L’annonce de la transformation de la plateforme Rassemblement des Bâtisseurs en parti politique par le Président de la République, Brice Clotaire Oligui Nguema, élu le 12 avril 2025 sous l’étiquette d’indépendant, suscite de nombreuses interrogations juridiques et politiques. Au cœur du débat : l’interprétation de l’article 82 alinéa 3 de la loi organique n°001/2025 portant Code électoral en République Gabonaise.
Louis-Paul MODOSS ; Analyste économique et politique
Que dit l’article 82, alinéa 3 ?
L’article 82 alinéa 3 du Code électoral dispose : « Tout élu en qualité d’indépendant ou tout élu devenu indépendant à la suite de la dissolution du parti qui a présenté sa candidature ne peut, pendant la durée du mandat, adhérer à un parti politique légalement reconnu sous peine d’annulation de son élection. »
Interprétation juridique du texte
Selon une lecture stricte et littérale de cette disposition, la sanction d’annulation du mandat s’applique uniquement à l’adhésion à un parti politique déjà existant et légalement reconnu. Le texte ne mentionne à aucun moment l’interdiction de créer un nouveau parti politique, ni n’étend la sanction à cet acte.
En d’autres termes, l’interdit porte sur :
– L’adhésion : Oui, interdite pendant la durée du mandat.
– La création : Non mentionnée explicitement dans le texte.

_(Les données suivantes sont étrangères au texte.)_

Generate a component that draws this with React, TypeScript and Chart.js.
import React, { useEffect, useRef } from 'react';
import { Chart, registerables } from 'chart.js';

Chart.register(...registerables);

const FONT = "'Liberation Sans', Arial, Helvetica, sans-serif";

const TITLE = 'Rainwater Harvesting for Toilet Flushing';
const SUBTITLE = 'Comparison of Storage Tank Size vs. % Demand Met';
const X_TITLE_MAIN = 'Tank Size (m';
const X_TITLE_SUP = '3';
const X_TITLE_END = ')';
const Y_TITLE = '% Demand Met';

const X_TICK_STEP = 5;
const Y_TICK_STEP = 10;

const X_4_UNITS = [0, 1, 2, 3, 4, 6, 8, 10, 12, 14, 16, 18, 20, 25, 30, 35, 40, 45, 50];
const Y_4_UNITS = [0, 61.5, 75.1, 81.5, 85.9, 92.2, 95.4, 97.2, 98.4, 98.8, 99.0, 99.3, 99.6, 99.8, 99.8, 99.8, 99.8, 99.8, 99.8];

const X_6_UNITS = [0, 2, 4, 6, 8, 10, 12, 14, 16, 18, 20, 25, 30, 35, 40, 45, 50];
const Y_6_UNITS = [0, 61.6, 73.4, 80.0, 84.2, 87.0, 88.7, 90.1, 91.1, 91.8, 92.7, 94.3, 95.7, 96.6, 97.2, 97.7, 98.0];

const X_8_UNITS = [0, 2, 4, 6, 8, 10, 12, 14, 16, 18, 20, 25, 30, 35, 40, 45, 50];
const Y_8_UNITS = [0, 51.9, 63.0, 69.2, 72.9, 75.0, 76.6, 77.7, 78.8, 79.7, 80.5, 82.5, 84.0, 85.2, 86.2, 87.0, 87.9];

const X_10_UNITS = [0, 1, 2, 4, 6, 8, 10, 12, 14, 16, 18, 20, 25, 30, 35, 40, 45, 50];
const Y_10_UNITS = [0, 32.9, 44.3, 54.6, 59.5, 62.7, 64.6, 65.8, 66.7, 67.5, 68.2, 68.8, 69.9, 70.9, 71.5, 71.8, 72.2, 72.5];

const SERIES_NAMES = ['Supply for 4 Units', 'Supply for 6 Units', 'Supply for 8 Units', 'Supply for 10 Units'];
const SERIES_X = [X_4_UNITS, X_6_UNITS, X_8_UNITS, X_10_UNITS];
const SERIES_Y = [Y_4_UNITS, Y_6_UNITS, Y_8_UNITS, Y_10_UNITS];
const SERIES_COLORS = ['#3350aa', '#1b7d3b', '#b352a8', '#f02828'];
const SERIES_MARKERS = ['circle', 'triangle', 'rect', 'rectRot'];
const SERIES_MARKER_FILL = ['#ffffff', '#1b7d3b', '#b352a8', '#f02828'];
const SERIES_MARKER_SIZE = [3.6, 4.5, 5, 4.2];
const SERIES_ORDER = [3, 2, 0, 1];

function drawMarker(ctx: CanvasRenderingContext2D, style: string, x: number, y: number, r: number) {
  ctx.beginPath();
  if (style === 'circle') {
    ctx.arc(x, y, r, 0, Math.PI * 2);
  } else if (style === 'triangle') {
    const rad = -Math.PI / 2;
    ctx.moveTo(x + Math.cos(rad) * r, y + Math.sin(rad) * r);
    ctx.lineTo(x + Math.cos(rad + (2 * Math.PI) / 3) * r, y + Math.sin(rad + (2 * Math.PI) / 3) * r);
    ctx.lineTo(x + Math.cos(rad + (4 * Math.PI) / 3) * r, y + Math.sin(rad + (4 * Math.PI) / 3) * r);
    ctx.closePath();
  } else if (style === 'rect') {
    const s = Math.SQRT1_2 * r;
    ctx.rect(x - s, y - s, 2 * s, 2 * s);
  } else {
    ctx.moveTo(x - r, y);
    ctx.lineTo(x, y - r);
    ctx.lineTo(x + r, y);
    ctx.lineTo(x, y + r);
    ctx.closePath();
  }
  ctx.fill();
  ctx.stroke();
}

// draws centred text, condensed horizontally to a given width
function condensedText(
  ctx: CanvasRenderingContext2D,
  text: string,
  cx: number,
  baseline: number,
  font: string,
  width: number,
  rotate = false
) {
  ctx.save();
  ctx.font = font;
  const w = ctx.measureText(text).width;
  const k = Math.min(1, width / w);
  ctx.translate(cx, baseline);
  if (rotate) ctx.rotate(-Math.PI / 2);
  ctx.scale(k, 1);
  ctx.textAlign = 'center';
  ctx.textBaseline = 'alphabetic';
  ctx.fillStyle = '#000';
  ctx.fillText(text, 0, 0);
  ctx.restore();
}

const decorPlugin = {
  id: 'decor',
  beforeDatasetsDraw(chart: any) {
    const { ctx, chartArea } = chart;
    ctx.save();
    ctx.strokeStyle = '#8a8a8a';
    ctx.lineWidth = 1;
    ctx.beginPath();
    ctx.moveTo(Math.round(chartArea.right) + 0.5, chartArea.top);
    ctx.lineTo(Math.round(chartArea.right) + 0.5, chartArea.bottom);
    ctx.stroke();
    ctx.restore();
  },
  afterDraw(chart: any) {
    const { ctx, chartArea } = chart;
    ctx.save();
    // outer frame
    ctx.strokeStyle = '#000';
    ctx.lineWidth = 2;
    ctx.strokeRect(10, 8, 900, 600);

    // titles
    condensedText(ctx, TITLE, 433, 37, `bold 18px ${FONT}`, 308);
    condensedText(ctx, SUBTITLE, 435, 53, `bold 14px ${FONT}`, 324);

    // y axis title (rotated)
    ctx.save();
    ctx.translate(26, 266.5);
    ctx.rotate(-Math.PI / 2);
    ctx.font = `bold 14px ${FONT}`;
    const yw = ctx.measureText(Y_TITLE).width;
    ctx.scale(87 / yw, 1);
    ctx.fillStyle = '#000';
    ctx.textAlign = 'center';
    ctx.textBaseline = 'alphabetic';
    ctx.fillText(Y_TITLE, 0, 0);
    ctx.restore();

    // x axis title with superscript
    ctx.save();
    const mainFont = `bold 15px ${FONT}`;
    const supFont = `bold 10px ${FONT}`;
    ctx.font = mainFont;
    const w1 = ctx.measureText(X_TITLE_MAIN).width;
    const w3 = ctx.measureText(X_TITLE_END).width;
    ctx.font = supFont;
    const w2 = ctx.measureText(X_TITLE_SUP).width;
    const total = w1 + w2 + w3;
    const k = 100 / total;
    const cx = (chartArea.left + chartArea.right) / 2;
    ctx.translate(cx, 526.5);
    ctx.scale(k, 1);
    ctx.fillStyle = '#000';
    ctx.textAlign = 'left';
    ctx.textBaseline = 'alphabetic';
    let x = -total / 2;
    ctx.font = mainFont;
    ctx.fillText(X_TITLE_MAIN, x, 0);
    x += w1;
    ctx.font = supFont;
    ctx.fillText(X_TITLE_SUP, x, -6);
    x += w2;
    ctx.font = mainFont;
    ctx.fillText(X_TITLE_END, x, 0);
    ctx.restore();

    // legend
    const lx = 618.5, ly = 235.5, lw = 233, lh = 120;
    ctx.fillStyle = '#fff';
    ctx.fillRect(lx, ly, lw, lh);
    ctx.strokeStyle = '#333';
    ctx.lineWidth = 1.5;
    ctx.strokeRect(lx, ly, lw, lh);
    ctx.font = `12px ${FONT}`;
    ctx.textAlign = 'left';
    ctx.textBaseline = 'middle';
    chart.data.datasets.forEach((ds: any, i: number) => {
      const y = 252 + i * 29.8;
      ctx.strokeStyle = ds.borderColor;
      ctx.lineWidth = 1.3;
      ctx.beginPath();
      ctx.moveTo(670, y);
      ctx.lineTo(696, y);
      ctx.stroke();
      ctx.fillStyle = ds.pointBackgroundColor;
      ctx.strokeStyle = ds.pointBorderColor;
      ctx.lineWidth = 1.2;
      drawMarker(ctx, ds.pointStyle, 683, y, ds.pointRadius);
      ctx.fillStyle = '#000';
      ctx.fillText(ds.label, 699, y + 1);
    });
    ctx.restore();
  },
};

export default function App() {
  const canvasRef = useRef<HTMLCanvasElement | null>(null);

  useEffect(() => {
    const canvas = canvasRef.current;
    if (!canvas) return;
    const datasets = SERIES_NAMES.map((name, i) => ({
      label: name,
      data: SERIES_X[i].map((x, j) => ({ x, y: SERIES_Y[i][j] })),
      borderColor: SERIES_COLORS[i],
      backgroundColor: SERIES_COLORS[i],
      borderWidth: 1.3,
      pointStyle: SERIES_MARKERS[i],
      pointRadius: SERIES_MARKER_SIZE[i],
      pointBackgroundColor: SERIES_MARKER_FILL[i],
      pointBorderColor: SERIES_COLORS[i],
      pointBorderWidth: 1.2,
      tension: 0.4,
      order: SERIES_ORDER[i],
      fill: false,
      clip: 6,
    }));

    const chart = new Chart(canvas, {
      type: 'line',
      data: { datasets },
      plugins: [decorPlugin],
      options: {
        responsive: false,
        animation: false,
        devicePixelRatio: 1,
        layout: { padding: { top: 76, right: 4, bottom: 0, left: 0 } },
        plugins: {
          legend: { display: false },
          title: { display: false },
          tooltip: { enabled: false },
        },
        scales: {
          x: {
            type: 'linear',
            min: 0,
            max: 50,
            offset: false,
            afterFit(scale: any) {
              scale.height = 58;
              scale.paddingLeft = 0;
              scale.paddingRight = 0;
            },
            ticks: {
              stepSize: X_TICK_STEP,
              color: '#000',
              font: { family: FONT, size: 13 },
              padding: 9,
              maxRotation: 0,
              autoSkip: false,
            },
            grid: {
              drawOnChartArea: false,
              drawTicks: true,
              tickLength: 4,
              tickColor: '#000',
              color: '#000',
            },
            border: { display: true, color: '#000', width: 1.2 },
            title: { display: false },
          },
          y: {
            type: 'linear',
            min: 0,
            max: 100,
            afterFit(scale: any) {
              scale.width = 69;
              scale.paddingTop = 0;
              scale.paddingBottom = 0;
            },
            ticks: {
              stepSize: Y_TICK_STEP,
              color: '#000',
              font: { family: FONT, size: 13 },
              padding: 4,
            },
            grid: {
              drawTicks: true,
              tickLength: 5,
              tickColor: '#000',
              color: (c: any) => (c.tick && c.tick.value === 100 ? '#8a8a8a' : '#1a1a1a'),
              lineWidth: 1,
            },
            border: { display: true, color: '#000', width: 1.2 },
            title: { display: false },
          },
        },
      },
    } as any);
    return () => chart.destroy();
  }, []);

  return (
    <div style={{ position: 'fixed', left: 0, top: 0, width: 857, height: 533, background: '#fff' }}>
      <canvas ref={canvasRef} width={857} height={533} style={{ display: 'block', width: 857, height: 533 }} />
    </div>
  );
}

Par conséquent, en l’absence d’un terme englobant la création ou l’animation d’un parti politique, aucune base légale ne permet actuellement de considérer comme illégale la transformation d’une plateforme électorale indépendante en parti politique.
Cas du Président Oligui Nguema
Le Chef de l’État, élu sans étiquette sous la bannière du Rassemblement des Bâtisseurs, n’a rejoint aucun parti existant, mais envisage plutôt d’en constituer un nouveau à partir de sa base politique initiale. Cette initiative ne semble donc pas entrer en conflit avec l’article 82 alinéa 3.
Des juristes interrogés estiment que le texte aurait dû expressément mentionner « créer ou adhérer à un parti politique » pour que la sanction soit étendue à ce type de manœuvre politique.
Enjeux et débats à venir
Toutefois, certains acteurs de la société civile et de l’opposition s’interrogent sur l’esprit de la loi, qui vise vraisemblablement à protéger la sincérité du vote indépendant et à éviter les reconfigurations politiques opportunistes après une élection.
Des débats juridiques pourraient donc émerger dans les mois à venir, notamment si cette question venait à être contestée devant la Cour constitutionnelle, seule instance compétente pour apprécier la constitutionnalité ou l’interprétation du texte.
En l’état actuel du droit gabonais, rien n’empêche formellement le Président Oligui Nguema de créer un parti politique, tant qu’il n’adhère pas à un parti existant durant son mandat. L’article 82 alinéa 3 du Code électoral, tel qu’il est rédigé, ne constitue pas un obstacle juridique à la mutation politique annoncée.